What you are asked to do:
Write out the entries below exactly, starting at the first line and stopping after the line that contains "import plotly.graph_objects as go"; skip all pictures.

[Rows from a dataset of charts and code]
>>>

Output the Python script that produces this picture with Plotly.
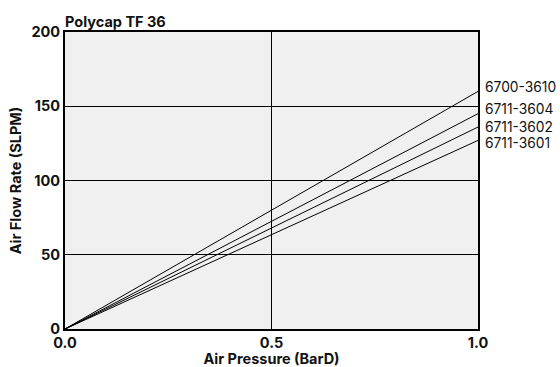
import plotly.graph_objects as go

pressure = [0.0, 1.0]
series_names = ["6700-3610", "6711-3604", "6711-3602", "6711-3601"]
series_end_flow = [160, 145, 136, 127]
label_y = [163, 148, 136, 125]
x_ticks = [0.0, 0.5, 1.0]
x_tick_text = ["0.0", "0.5", "1.0"]
y_ticks = [0, 50, 100, 150, 200]

FONT = "Inter"
bold = dict(family=FONT, color="#111", weight="bold")

fig = go.Figure()
for name, end in zip(series_names, series_end_flow):
    fig.add_trace(go.Scatter(x=pressure, y=[0, end], mode="lines", name=name,
                             line=dict(color="black", width=1), showlegend=False))

for name, ly in zip(series_names, label_y):
    fig.add_annotation(x=1.0, y=ly, xref="x", yref="y", text=name, showarrow=False,
                       xanchor="left", xshift=5, font=dict(size=13.8, color="#111", family=FONT))

fig.add_annotation(x=0, y=1, xref="paper", yref="paper", text="Polycap TF 36",
                   showarrow=False, xanchor="left", yanchor="bottom", yshift=0, xshift=-2,
                   font=dict(size=14.5, **bold))

axis_common = dict(showline=True, linecolor="black", linewidth=2, mirror=True,
                   showgrid=True, gridcolor="black", gridwidth=1, zeroline=False,
                   ticks="", automargin=False, tickfont=dict(size=14.5, **bold))

fig.update_xaxes(range=[0, 1], tickvals=x_ticks, ticktext=x_tick_text,
                 title=dict(text="Air Pressure (BarD)", font=dict(size=14.5, **bold), standoff=0),
                 **axis_common)
fig.update_yaxes(range=[0, 200], tickvals=y_ticks, ticktext=[str(t) for t in y_ticks],
                 title=dict(text="Air Flow Rate (SLPM)", font=dict(size=14.5, **bold), standoff=6),
                 **axis_common)

fig.update_layout(width=560, height=367, margin=dict(l=65, r=82, t=32, b=38),
                  plot_bgcolor="#f0f0f0", paper_bgcolor="white",
                  font=dict(family=FONT, color="#111"))

fig.write_html("out.html")
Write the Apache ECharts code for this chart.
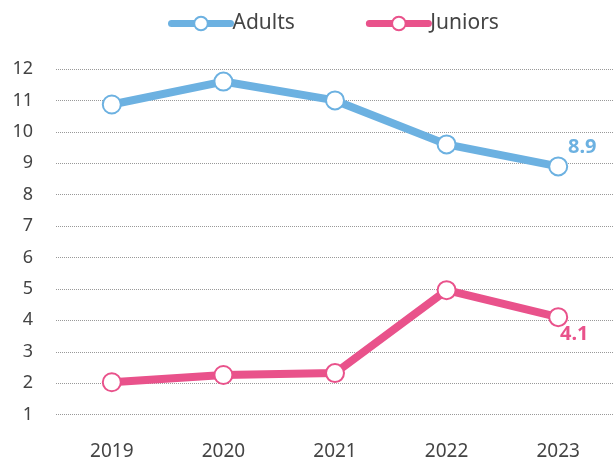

<<<

Written solution:
Output the Python script that produces this picture with Plotly.
import plotly.graph_objects as go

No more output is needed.